Era nossa segunda vez no Egito. Visitaríamos o que normalmente não é
visitado. Veríamos o que não é
visto.
Caminhávamos por areias
infinitas. As pirâmides de Abusir
reduzidas a três montes de pedras e terra, cercadas de ruínas de templos, inscrições
e colunas papiriformes que teimavam permanecer em pé por mais de quatro mil
anos. Pareciam as páginas de enorme
livro despedaçado, revelando aqui e ali um pouco da história destes
faraós.
A entrada da pirâmide de Sahurê estava
pouco abaixo do nível do solo, pequena abertura esmagada entre lajes de
granito. Para facilitar a passagem, deixei de fora a mochila com todos os
equipamentos, inclusive lanternas e pilhas extras – um esquecimento
imperdoável.
O guia ia à frente, seguido por mim e
Cristina. Descemos por inclinado
corredor quase obstruído, pedras desabadas do teto, fendas por todos os
lados. Morcegos adornavam o caminho,
soprando nossos rostos com os deslocamentos de ar dos precisos e invisíveis
voos na escuridão. O facho de luz do guia
mal iluminava as fendas de passagem e os lugares seguros para nossos passos. O negrume, o silêncio e as mãos ressequidas
tateando a pedra, pareciam ampliar o cheiro insuportável.
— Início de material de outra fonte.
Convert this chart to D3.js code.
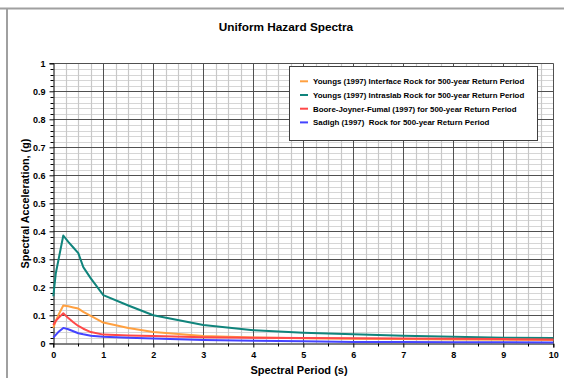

O corredor ficou horizontal,
diminuindo o medo de rolar no desconhecido.
Não me saia da cabeça o conto A
Nova Catacumba, de Conan Doyle, onde um arqueólogo abandona seu colega na
escuridão, fugindo com o único lampião disponível. Cada metro avançado, a lembrança desta
história:
...em
algum lugar, um ruído roçagante.
Atravessamos
um pórtico de granito, iniciando pequena subida.
...vago
som de pé batendo em pedra.
A câmara mortuária, em calcário de
Turah, originalmente tinha o teto formado por três pares superpostos de gigantescos
blocos de pedra, pesando, cada, umas oitenta toneladas. Hoje o grandioso é assustador. Mal ficávamos de pé, mesmo assim graças aos
dois únicos blocos não fragmentados.
Quantos dias, anos ou séculos ainda resistiriam ao esmagamento do peso
de quase cinquenta metros de rochas e areia?
Nisto, a gravidade do momento foi
conspurcada por uma voz feminina em tom desconhecido pelo Ba de Sahurê:
– Eu me arrastando, quase esquecida na
escuridão, e apenas os pés do Sahibi
iluminados!
Era
o preço do curto-circuito da cultura islâmica e latina.
...o
silêncio envolveu e engolfou o velho templo – um silêncio estagnado e pesado se
fechou.
Não resisti, tomei violentamente a
lanterna do guia e iniciamos o retorno.
Na saída da tumba, um falcão assustado
alçou voo, dando a impressão de que estava pousado nos ombros da Cristina. O guia, até então face cerrada, sorriu,
apontou o pássaro cortando o céu.
Com
alegria, disse: Hórus (*).
(*)
Deus Solar, filho de Osíris e Ísis, representado por um falcão.